───── Task data ─────

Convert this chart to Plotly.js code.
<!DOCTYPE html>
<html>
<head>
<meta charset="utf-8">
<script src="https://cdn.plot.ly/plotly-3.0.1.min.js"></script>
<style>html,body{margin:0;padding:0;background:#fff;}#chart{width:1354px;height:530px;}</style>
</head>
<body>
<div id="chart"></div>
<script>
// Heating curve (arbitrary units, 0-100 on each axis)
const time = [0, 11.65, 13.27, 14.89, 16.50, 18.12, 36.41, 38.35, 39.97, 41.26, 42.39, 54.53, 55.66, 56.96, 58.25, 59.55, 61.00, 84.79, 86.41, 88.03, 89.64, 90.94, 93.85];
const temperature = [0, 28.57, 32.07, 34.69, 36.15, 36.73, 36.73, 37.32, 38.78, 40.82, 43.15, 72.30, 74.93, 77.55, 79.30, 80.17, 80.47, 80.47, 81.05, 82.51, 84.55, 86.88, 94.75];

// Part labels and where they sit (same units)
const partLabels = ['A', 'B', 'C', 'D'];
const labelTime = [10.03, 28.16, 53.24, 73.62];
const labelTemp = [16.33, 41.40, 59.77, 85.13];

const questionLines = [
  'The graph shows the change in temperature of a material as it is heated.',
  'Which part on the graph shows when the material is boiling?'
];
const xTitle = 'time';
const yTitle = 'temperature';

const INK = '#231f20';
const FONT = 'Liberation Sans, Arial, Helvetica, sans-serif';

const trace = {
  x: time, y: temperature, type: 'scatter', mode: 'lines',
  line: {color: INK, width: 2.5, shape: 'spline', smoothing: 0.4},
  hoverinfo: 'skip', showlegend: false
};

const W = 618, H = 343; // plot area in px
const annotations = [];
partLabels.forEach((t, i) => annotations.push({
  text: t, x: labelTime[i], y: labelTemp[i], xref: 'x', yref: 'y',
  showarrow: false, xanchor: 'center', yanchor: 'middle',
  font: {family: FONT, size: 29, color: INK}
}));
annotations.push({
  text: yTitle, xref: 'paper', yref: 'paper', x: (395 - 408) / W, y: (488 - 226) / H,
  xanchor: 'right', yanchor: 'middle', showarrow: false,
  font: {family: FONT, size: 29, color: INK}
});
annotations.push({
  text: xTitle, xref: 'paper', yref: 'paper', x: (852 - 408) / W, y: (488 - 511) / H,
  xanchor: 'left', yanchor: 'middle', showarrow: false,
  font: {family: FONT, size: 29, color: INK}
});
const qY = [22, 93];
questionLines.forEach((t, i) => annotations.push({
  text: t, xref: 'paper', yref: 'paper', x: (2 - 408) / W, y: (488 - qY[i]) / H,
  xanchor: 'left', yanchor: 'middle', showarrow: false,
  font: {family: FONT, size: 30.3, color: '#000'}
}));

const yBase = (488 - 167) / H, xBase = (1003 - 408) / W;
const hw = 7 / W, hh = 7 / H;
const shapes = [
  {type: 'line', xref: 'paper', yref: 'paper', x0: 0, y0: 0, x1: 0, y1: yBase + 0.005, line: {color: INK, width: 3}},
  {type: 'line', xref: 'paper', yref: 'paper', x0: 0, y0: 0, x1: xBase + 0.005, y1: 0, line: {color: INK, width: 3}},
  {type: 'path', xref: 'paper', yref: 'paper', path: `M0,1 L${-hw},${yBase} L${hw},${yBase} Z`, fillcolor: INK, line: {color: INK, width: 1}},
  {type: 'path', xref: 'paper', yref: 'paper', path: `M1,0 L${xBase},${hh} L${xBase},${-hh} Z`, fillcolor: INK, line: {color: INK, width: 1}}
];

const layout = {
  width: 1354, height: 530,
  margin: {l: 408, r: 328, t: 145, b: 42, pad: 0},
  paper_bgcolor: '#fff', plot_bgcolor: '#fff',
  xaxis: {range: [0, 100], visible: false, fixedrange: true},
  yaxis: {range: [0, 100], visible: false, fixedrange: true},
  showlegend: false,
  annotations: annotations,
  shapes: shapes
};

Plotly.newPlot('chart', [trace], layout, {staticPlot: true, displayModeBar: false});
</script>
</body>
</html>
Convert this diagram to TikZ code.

─────
───── Task data ─────

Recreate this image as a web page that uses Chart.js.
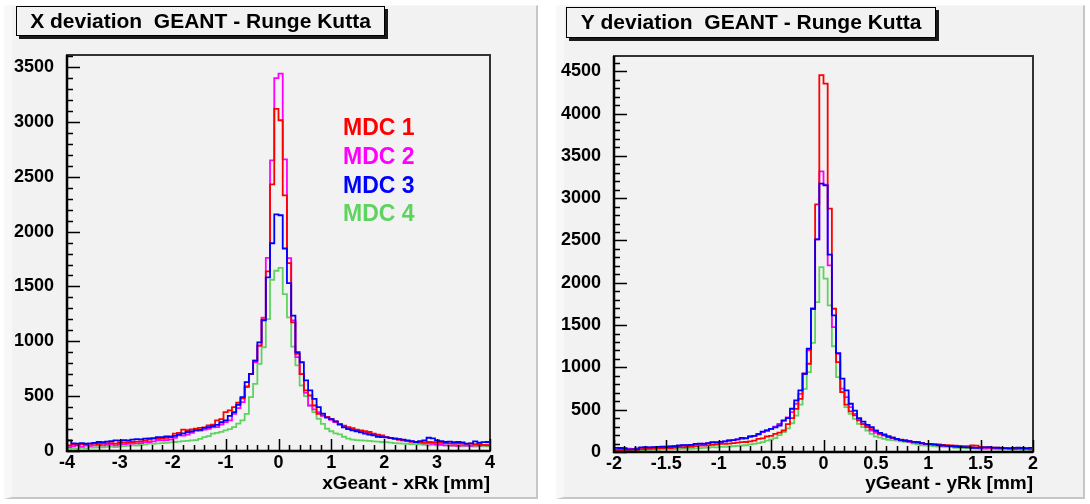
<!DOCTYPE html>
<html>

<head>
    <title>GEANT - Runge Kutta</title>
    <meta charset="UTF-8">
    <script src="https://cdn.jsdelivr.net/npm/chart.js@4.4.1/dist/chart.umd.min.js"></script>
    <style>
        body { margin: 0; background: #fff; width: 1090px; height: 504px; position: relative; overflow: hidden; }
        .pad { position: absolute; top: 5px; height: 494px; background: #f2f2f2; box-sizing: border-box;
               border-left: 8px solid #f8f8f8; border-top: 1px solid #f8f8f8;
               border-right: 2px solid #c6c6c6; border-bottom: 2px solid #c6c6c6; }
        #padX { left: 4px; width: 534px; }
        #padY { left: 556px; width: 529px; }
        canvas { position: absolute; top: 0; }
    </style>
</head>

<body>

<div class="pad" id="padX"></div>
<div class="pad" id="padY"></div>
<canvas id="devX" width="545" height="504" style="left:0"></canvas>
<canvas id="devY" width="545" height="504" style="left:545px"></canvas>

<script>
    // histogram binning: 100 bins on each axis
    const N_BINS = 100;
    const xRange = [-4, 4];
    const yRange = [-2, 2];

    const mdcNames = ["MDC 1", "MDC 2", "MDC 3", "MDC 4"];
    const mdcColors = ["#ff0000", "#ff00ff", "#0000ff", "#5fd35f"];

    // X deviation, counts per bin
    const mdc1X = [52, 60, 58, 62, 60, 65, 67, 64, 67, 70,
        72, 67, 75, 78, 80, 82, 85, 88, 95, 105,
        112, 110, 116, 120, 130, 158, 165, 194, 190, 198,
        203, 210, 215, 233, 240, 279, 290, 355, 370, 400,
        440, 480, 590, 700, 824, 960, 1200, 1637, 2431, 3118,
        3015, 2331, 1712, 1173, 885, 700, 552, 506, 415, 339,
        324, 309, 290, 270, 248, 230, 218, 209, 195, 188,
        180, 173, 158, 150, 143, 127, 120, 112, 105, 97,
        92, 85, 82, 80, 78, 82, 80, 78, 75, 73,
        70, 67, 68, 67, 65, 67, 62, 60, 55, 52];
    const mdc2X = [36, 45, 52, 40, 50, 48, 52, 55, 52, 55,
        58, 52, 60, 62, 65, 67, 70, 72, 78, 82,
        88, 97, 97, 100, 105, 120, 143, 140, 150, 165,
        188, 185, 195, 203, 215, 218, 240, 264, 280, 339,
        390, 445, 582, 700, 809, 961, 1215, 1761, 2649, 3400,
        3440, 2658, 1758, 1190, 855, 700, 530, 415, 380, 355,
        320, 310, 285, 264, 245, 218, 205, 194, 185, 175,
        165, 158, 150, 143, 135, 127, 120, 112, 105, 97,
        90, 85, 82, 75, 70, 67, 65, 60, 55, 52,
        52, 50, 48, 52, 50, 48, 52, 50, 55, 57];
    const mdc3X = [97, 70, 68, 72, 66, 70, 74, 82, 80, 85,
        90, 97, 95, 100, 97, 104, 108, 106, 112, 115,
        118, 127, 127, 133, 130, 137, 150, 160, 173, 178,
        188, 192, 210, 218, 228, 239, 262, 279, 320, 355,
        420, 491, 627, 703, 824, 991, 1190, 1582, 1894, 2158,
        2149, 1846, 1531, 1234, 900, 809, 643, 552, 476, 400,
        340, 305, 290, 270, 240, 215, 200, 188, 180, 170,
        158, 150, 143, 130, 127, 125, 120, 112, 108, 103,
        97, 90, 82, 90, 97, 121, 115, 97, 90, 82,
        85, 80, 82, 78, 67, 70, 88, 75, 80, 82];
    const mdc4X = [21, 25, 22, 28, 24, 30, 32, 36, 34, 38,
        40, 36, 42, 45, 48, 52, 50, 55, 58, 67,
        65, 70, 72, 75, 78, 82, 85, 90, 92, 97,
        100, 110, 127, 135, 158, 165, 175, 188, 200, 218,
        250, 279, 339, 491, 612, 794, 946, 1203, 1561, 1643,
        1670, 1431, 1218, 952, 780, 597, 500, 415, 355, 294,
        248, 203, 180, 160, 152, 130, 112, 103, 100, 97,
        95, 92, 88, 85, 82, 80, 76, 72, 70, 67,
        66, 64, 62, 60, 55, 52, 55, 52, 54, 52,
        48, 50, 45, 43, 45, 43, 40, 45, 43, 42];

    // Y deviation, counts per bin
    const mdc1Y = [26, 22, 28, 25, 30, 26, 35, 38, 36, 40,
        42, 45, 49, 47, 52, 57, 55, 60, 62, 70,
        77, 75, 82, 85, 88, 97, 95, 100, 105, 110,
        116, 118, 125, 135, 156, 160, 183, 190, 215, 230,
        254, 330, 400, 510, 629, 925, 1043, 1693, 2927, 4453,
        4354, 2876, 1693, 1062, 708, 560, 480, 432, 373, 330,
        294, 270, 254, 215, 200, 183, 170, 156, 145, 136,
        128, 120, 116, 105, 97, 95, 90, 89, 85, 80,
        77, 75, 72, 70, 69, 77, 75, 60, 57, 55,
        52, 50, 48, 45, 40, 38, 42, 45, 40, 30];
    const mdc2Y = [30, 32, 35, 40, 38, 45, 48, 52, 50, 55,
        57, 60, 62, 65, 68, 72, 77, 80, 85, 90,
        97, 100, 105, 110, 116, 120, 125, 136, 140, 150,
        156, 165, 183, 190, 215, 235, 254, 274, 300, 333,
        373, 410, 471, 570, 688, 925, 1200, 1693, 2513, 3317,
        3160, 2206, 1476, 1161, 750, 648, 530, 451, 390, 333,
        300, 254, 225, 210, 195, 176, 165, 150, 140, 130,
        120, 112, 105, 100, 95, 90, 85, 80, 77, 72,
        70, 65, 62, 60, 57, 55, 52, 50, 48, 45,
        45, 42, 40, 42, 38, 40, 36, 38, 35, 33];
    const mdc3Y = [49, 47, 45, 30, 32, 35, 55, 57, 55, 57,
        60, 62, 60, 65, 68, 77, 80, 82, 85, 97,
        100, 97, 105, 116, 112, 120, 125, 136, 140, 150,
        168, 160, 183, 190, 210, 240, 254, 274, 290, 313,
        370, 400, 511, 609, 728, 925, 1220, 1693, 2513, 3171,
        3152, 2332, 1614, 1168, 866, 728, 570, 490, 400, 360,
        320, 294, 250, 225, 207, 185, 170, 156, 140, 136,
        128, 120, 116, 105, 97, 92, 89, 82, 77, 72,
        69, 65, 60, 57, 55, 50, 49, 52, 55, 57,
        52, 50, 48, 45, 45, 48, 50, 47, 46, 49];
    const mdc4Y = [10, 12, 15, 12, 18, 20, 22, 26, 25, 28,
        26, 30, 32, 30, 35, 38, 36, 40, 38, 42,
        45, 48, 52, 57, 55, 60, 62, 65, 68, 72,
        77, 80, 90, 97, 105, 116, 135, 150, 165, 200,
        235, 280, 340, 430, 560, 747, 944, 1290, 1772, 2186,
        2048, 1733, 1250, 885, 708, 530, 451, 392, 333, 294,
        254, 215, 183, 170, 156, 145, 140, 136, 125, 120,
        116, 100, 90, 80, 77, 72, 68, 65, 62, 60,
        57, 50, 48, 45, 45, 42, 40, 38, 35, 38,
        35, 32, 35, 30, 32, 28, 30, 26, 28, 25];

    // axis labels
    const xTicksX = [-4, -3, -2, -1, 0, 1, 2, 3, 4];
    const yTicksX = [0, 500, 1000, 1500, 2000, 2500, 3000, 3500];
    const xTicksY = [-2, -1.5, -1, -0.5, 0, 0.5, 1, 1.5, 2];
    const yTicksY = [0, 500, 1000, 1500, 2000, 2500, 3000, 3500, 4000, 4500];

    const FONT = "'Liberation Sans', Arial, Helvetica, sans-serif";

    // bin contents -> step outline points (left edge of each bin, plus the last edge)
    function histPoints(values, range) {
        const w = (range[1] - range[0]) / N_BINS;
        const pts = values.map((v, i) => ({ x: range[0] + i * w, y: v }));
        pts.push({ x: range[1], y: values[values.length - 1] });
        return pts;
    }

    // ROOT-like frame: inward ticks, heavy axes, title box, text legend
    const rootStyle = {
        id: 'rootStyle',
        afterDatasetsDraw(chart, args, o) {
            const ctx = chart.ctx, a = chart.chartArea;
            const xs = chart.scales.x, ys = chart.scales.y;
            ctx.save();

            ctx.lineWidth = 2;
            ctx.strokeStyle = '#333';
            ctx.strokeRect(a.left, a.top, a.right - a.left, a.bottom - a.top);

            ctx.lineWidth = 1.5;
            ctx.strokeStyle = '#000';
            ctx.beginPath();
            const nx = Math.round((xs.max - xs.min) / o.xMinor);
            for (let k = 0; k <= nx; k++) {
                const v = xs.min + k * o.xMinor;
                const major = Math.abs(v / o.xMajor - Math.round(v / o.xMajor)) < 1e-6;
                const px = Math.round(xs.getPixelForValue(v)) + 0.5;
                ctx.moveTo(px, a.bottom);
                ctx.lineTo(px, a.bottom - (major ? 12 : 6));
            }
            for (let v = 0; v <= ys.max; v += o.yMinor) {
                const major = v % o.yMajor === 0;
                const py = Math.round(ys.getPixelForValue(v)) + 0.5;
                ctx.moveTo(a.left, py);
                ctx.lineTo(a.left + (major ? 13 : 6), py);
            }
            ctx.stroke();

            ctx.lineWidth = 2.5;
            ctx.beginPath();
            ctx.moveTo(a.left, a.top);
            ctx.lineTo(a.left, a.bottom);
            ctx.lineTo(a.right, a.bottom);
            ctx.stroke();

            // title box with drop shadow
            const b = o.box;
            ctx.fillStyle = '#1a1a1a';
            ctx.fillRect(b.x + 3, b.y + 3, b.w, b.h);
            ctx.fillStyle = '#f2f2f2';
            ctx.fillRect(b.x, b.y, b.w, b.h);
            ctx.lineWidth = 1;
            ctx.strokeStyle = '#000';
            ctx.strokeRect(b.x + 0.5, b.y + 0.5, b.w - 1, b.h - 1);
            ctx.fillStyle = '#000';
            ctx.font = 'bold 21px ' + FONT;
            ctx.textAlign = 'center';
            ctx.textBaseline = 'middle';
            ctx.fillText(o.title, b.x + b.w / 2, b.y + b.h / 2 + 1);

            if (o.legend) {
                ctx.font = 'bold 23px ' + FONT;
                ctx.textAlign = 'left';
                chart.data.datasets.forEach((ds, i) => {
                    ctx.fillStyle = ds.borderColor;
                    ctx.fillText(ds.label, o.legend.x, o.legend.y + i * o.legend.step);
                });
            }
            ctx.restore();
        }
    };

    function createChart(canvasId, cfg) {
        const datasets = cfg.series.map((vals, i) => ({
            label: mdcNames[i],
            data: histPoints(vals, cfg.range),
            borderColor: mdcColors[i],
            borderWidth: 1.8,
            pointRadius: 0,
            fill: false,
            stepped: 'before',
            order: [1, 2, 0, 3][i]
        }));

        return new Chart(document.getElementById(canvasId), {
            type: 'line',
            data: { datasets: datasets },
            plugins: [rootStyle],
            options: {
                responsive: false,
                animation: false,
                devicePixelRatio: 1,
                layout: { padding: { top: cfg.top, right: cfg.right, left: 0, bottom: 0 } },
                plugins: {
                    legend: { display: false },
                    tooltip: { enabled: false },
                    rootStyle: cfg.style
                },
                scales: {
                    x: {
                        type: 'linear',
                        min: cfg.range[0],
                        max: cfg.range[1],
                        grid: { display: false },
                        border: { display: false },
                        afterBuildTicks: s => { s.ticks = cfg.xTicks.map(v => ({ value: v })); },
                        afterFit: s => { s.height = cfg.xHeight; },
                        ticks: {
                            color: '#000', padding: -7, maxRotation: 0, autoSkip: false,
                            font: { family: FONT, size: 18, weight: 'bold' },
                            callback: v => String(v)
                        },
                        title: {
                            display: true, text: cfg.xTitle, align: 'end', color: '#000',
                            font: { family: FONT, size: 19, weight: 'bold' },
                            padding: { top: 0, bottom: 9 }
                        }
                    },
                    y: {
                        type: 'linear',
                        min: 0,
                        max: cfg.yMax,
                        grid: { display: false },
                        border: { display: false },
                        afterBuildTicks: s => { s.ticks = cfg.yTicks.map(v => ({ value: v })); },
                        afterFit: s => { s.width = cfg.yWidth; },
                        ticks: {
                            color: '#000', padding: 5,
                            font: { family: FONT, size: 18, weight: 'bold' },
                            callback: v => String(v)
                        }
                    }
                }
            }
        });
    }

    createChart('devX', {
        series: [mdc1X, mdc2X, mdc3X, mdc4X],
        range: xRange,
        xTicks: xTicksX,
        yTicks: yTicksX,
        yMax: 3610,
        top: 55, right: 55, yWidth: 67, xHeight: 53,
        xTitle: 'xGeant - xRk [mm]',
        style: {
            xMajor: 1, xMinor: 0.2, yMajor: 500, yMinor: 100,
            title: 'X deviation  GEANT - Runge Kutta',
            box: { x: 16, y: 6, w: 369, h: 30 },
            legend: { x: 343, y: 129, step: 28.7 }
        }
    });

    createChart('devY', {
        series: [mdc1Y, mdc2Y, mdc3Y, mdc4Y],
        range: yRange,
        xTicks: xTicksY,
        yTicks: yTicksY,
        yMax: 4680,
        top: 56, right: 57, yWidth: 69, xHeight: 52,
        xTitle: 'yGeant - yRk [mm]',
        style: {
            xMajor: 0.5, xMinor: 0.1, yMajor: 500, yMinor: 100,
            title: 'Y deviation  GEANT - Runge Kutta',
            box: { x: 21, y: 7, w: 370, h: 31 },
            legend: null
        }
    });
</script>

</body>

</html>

─────

> **Task requirements**: In the records above, find the line with "Recreate this image" and the line with "const yRange = [-2, 2];", then restate word for word only those two lines and all lines between, omitting pictures.

> **Correct response**:
Recreate this image as a web page that uses Chart.js.
<!DOCTYPE html>
<html>

<head>
    <title>GEANT - Runge Kutta</title>
    <meta charset="UTF-8">
    <script src="https://cdn.jsdelivr.net/npm/chart.js@4.4.1/dist/chart.umd.min.js"></script>
    <style>
        body { margin: 0; background: #fff; width: 1090px; height: 504px; position: relative; overflow: hidden; }
        .pad { position: absolute; top: 5px; height: 494px; background: #f2f2f2; box-sizing: border-box;
               border-left: 8px solid #f8f8f8; border-top: 1px solid #f8f8f8;
               border-right: 2px solid #c6c6c6; border-bottom: 2px solid #c6c6c6; }
        #padX { left: 4px; width: 534px; }
        #padY { left: 556px; width: 529px; }
        canvas { position: absolute; top: 0; }
    </style>
</head>

<body>

<div class="pad" id="padX"></div>
<div class="pad" id="padY"></div>
<canvas id="devX" width="545" height="504" style="left:0"></canvas>
<canvas id="devY" width="545" height="504" style="left:545px"></canvas>

<script>
    // histogram binning: 100 bins on each axis
    const N_BINS = 100;
    const xRange = [-4, 4];
    const yRange = [-2, 2];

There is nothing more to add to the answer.